Prohibition of a Direction
Rule B2.2.3 (b) prohibits a solicitor from preparing a testamentary writing that contains a direction to the executors to instruct that solicitor's practice unit or Trustee company, and no other practice unit, in the administration of the estate. Such clauses are a clear example of a solicitor benefitting from the testamentary writing and have been criticised by the courts in recent years, notably by Sheriff John Baird in the JG Application (AW1259/09) 'reported' by Sheriff Baird himself in March 2009. It is only a Direction that is struck at. This rule does not prevent a testator from nominating the solicitor or their Trustee company as one of the executors, or even as the sole executor, with the usual professional remuneration.
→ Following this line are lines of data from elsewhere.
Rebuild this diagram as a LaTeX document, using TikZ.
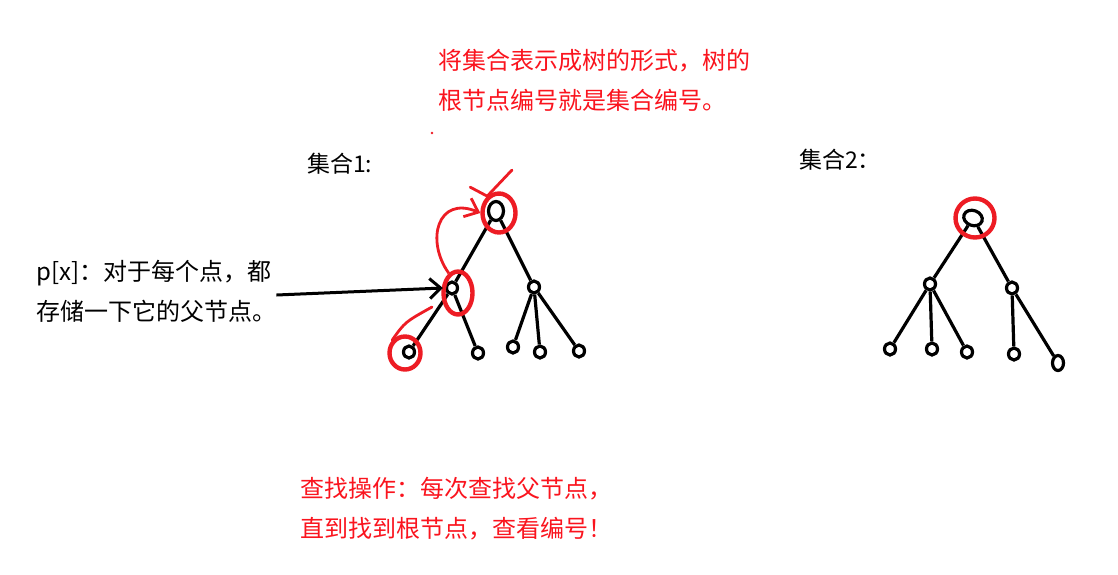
\documentclass[tikz,border=0pt]{standalone}
\usepackage{fontspec}
\setmainfont{Noto Sans CJK SC}
\usepackage{xcolor}
\usepackage{tikz}
\usetikzlibrary{shapes.geometric, arrows.meta}
\definecolor{paintred}{RGB}{237,28,36}
\definecolor{textred}{RGB}{250,20,30}

\begin{document}
\begin{tikzpicture}[x=1pt, y=-1pt,
  vert/.style={ellipse, draw=black, line width=3.2pt, inner sep=0pt,
               minimum width=11pt, minimum height=12pt},
  rootv/.style={vert, minimum width=15pt, minimum height=19pt},
  edge/.style={line width=3.2pt, black},
  ring/.style={ellipse, draw=paintred, line width=4.4pt, inner sep=0pt},
  redarr/.style={line width=2.8pt, paintred, -{Straight Barb[length=12pt, width=20pt]}},
  redln/.style={line width=2.8pt, paintred, line cap=round},
  arr/.style={line width=3pt, -{Straight Barb[length=11pt, width=20pt]}},
  txt/.style={align=left, inner sep=0pt, font=\fontsize{24}{40}\selectfont},
  redtxt/.style={txt, text=textred}
]
\useasboundingbox (0,0) rectangle (1118,574);

% texts
\node[redtxt, anchor=west] (title) at (438,80) {将集合表示成树的形式，树的\\根节点编号就是集合编号。};
\node[txt, anchor=west, font=\fontsize{23}{26}\selectfont] (set1) at (307,164) {集合1:};
\node[txt, anchor=west, font=\fontsize{23}{26}\selectfont] (set2) at (799,160) {集合2：};
\node[txt, anchor=west] (ptext) at (36,291) {p[x]：对于每个点，都\\存储一下它的父节点。};
\node[redtxt, anchor=west] (find) at (300,509) {查找操作：每次查找父节点，\\直到找到根节点，查看编号！};

% set 1
\node[rootv] (r1) at (496,211) {};
\node[vert] (a1) at (452,288) {};
\node[vert] (b1) at (534,287) {};
\node[vert] (a1l) at (409,352) {};
\node[vert] (a1r) at (478,353) {};
\node[vert] (b1l) at (513,347) {};
\node[vert] (b1m) at (540,352) {};
\node[vert] (b1r) at (579,351) {};

\draw[edge] (r1) -- (a1);
\draw[edge] (r1) -- (b1);
\draw[edge] (a1) -- (a1l);
\draw[edge] (a1) -- (a1r);
\draw[edge] (b1) -- (b1l);
\draw[edge] (b1) -- (b1m);
\draw[edge] (b1) -- (b1r);

% set 2
\node[rootv, minimum width=19pt, minimum height=15pt, rotate=-20] (r2) at (973,218) {};
\node[vert] (a2) at (930,284) {};
\node[vert] (b2) at (1012,288) {};
\node[vert] (a2l) at (890,349) {};
\node[vert] (a2m) at (932,349) {};
\node[vert] (a2r) at (967,352) {};
\node[vert] (b2l) at (1014,354) {};
\node[vert, minimum height=15pt] (b2r) at (1058,363) {};

\draw[edge] (r2) -- (a2);
\draw[edge] (r2) -- (b2);
\draw[edge] (a2) -- (a2l);
\draw[edge] (a2) -- (a2m);
\draw[edge] (a2) -- (a2r);
\draw[edge] (b2) -- (b2l);
\draw[edge] (b2) -- (b2r);

% red marks
\node[ring, minimum width=33pt, minimum height=39pt] (ring1) at (499,213) {};
\node[ring, minimum width=29pt, minimum height=43pt] (ring2) at (458,293) {};
\node[ring, minimum width=31pt, minimum height=33pt] (ring3) at (405,353) {};
\node[ring, minimum width=39pt, minimum height=39pt] (ring4) at (975,218) {};

\draw[redarr] (ring2.115) .. controls (425,240) and (438,195) .. (ring1.west);
\draw[redln] (ring3.135) .. controls (405,322) .. (432,307);
\coordinate (tick) at (512,170);
\draw[redln] (tick) -- (ring1.125) -- ++(-17,-9);
\fill[paintred] (432,133) circle (1.3);

\draw[arr] ([yshift=-4pt]ptext.east) -- ([xshift=-2pt]a1.west);

\end{tikzpicture}
\end{document}
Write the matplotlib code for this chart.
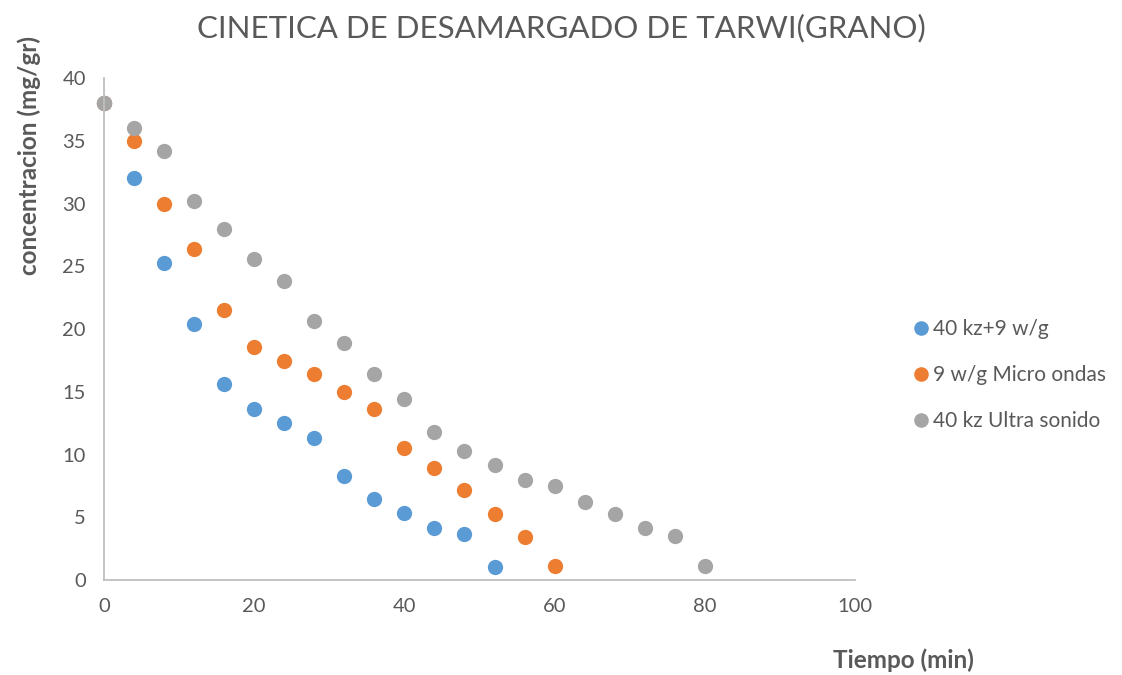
import matplotlib
matplotlib.use("Agg")
import matplotlib.pyplot as plt
from matplotlib.lines import Line2D

plt.rcParams['font.family'] = ['Lato', 'DejaVu Sans']

# Time (min) and concentration (mg/gr) for each treatment
t_combined = [0, 4, 8, 12, 16, 20, 24, 28, 32, 36, 40, 44, 48, 52]
c_combined = [38, 32, 25.3, 20.4, 15.6, 13.65, 12.5, 11.35, 8.25, 6.45, 5.35, 4.15, 3.7, 1.05]

t_micro = [0, 4, 8, 12, 16, 20, 24, 28, 32, 36, 40, 44, 48, 52, 56, 60]
c_micro = [38, 35, 30, 26.4, 21.55, 18.55, 17.45, 16.4, 14.95, 13.6, 10.5, 8.9, 7.15, 5.3, 3.4, 1.15]

t_ultra = [0, 4, 8, 12, 16, 20, 24, 28, 32, 36, 40, 44, 48, 52, 56, 60, 64, 68, 72, 76, 80]
c_ultra = [38, 36, 34.2, 30.2, 27.95, 25.55, 23.8, 20.6, 18.85, 16.45, 14.4, 11.8, 10.25, 9.15, 8.0, 7.5,
           6.2, 5.25, 4.15, 3.5, 1.15]

series_labels = ["40 kz+9 w/g", "9 w/g Micro ondas", "40 kz Ultra sonido"]
colors = ["#5B9BD5", "#ED7D31", "#A5A5A5"]
text_color = "#595959"

fig = plt.figure(figsize=(11.22, 6.75), dpi=100)
ax = fig.add_axes([0.0927, 0.1407, 0.6693, 0.7437])

for t, c, lab, col in zip([t_combined, t_micro, t_ultra],
                          [c_combined, c_micro, c_ultra],
                          series_labels, colors):
    ax.plot(t, c, linestyle="none", marker="o", markersize=11, color=col,
            markeredgewidth=0, label=lab, clip_on=False)

ax.set_xlim(0, 100)
ax.set_ylim(0, 40)
ax.set_xticks(range(0, 101, 20))
ax.set_yticks(range(0, 41, 5))

for side in ("top", "right"):
    ax.spines[side].set_visible(False)
for side in ("left", "bottom"):
    ax.spines[side].set_color("#BFBFBF")
    ax.spines[side].set_linewidth(1.3)

ax.tick_params(axis="both", length=0, labelsize=14.5, labelcolor=text_color)
ax.tick_params(axis="x", pad=13)
ax.tick_params(axis="y", pad=13)

fig.text(0.5, 0.958, "CINETICA DE DESAMARGADO DE TARWI(GRANO)", ha="center", va="center",
         fontsize=22.5, color=text_color)
fig.text(0.026, 0.77, "concentracion (mg/gr)", rotation=90, ha="center", va="center",
         fontsize=17.5, fontweight="bold", color=text_color)
fig.text(0.805, 0.022, "Tiempo (min)", ha="center", va="center",
         fontsize=17.5, fontweight="bold", color=text_color)

handles = [Line2D([], [], linestyle="none", marker="o", markersize=10.5, color=col, markeredgewidth=0)
           for col in colors]
leg = fig.legend(handles, series_labels, loc="center left", bbox_to_anchor=(0.793, 0.444),
                 frameon=False, fontsize=15, handletextpad=0.0, labelspacing=1.25,
                 handlelength=1.2)
for txt in leg.get_texts():
    txt.set_color(text_color)

fig.savefig("out.png", dpi=100)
Nor would it be a breach of the rule if the solicitor executor in exercise of that power decides to act as solicitor in the administration of the testator's estate. What is prohibited is a direction to any other executors that they must instruct the solicitor who prepared the testamentary writing.
An in-house solicitor who is employed by a bank is not precluded from drafting a testamentary writing in terms of which it is provided that the bank will administer the Estate, so long as the solicitor is not appointed as an executor.
The Council has power to grant a waiver which may be subject to conditions. Advice and Information on how to apply for a waiver of B2.2 can be found here.
It is appreciated that a testamentary writing may require to be completed within a timescale that does not allow for the grant of a waiver in which case the safest and recommended course is for the testator to be referred elsewhere.